8.9 Regression Plots and Discussion
In this next set of notes, we’re going to give some data, displayed in plots, and we will try to apply what we have learned in the async and reading for this week to answer questions about each of the scatter plots.
8.9.1 Plot 1
Consider data that is generated according to the following function:
\[ Y = 1 + 2x_1 + 3x_2 + e, \]
where \(x_1 \sim N(0,2)\), \(x_2 \sim N(0,2)\) and \(e\) is a constant equal to zero.
From this population, you might consider taking a sample of 100 observations, and representing this data in the following 3d scatter plot. In this plot, there are three dimensions, an \(x_1, x_2\), and \(y\) dimensions.
- Rotate the cube and explore the data, looking at each face of the cube, including from the top down.
- One of the lessons that we learned during the random variables section of the course is that every random variable that has been measured can also be marginalized off. You might think of this as “casting down” data from three dimensions, to only two.
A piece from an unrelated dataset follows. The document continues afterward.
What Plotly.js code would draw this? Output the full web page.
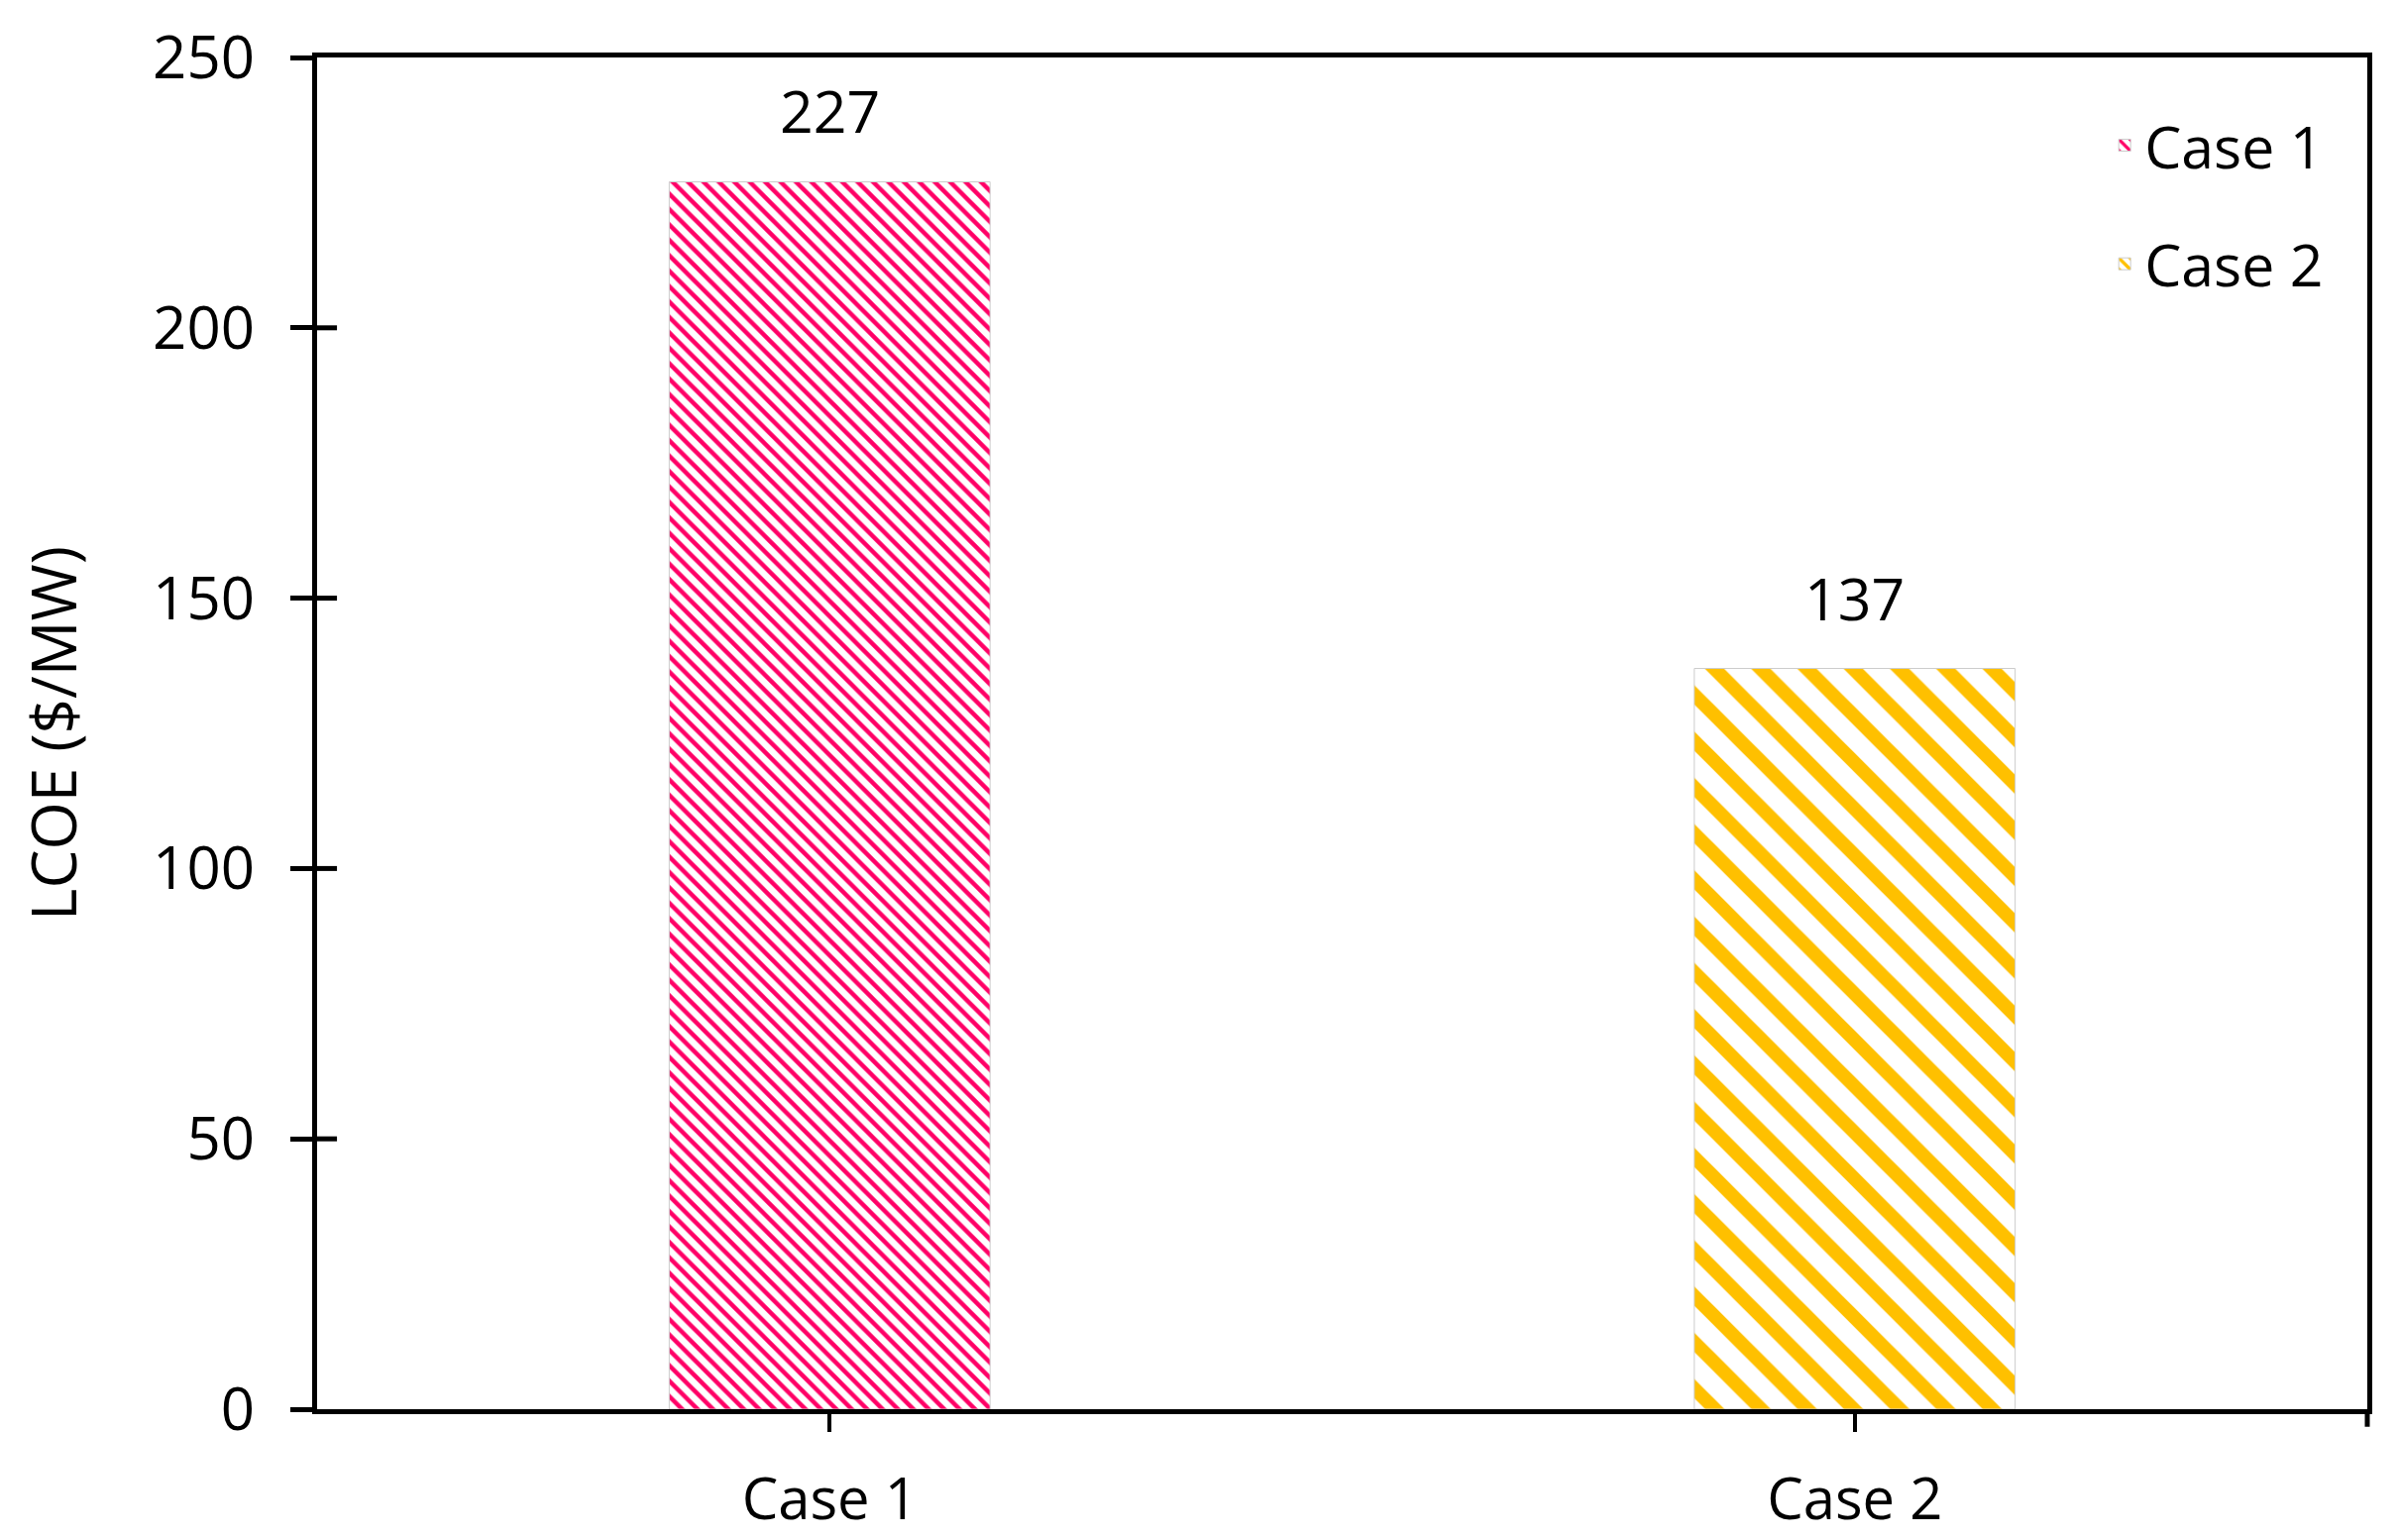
<!DOCTYPE html>
<html>
<head>
<meta charset="utf-8">
<script src="https://cdn.plot.ly/plotly-3.0.1.min.js"></script>
<style>
  html, body { margin: 0; padding: 0; background: #fff; }
  #chart { width: 2421px; height: 1554px; }
</style>
</head>
<body>
<div id="chart"></div>
<script>
const cases = ['Case 1', 'Case 2'];
const lcoe = [227, 137];
const yTicks = [0, 50, 100, 150, 200, 250];
const fgColors = ['#FF0066', '#FFC000'];
const patternSizes = [11, 33];
const patternSolidity = [0.4, 0.42];

const FONT = 'Open Sans, Noto Sans, sans-serif';

const data = cases.map((c, i) => ({
  type: 'bar',
  name: c,
  x: [c],
  y: [lcoe[i]],
  width: 0.313,
  legendgroup: 'g' + i,
  hoverinfo: 'skip',
  marker: {
    color: '#ffffff',
    line: {color: '#cccccc', width: 1},
    pattern: {
      shape: '\\',
      fgcolor: fgColors[i],
      bgcolor: '#ffffff',
      size: patternSizes[i],
      solidity: patternSolidity[i],
      fillmode: 'replace'
    }
  }
}));

const annotations = cases.map((c, i) => ({
  x: c, y: lcoe[i], xref: 'x', yref: 'y',
  text: String(lcoe[i]),
  showarrow: false,
  yanchor: 'bottom',
  yshift: 30,
  font: {family: FONT, size: 59, color: '#000'}
}));

// inner half of the crossing y ticks
const innerTicks = yTicks.slice(1, -1).map(v => ({
  type: 'line', xref: 'paper', yref: 'y',
  x0: 0, x1: 0.0097, y0: v, y1: v,
  line: {color: '#000', width: 5}
}));

const layout = {
  width: 2421,
  height: 1554,
  margin: {l: 320, r: 32, t: 58, b: 132},
  paper_bgcolor: '#fff',
  plot_bgcolor: '#fff',
  barmode: 'overlay',
  font: {family: FONT, size: 58, color: '#000'},
  showlegend: true,
  legend: {
    x: 0.872, y: 0.968, xanchor: 'left', yanchor: 'top',
    font: {family: FONT, size: 59, color: '#000'},
    tracegroupgap: 40,
    traceorder: 'grouped',
    bgcolor: 'rgba(0,0,0,0)'
  },
  xaxis: {
    type: 'category',
    range: [-0.5, 1.5],
    showline: true, linewidth: 5, linecolor: '#000', mirror: true,
    ticks: 'outside', ticklen: 18, tickwidth: 4, tickcolor: '#000',
    ticklabelstandoff: 18,
    showgrid: false, zeroline: false,
    tickfont: {family: FONT, size: 58}
  },
  yaxis: {
    range: [0, 250], tickvals: yTicks,
    showline: true, linewidth: 5, linecolor: '#000', mirror: true,
    ticks: 'outside', ticklen: 22, tickwidth: 5, tickcolor: '#000',
    ticklabelstandoff: 24,
    showgrid: false, zeroline: false,
    tickfont: {family: FONT, size: 60},
    title: {text: 'LCOE ($/MW)', font: {family: FONT, size: 62}, standoff: 58}
  },
  annotations: annotations,
  shapes: innerTicks.concat([{
    type: 'line', xref: 'paper', yref: 'paper',
    x0: 1, x1: 1, y0: 0, y1: -0.013,
    line: {color: '#000', width: 5}
  }])
};

Plotly.newPlot('chart', data, layout, {displayModeBar: false, staticPlot: true});
</script>
</body>
</html>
- Sketch the following 2d scatter plots, taking care the label your axes. You need not represent all 100 points, but rather create the gestalt of what you see.
1. \(Y = f(x_1)\) (but not \(x_2\)) 2. \(Y = f(x_2)\) (but not \(x_1\)) 3. \(x2 = f(x_1)\) - Once you have sketched the scatter plots, what line would you fit that minimizes the sum of squared residuals in the vertical direction. Define a residual, \(\epsilon\), to be the vertical distance between the line you draw, and the corresponding point on the input data.
- What is the average of the residuals for each of the lines that you have fitted? How does this correspond to the moment conditions discussed in the async? What would happen if you translated this line vertically?
- Rotate the cube so that the points “fall into line”. When you see this line, how does it help you describe the function that governs this data?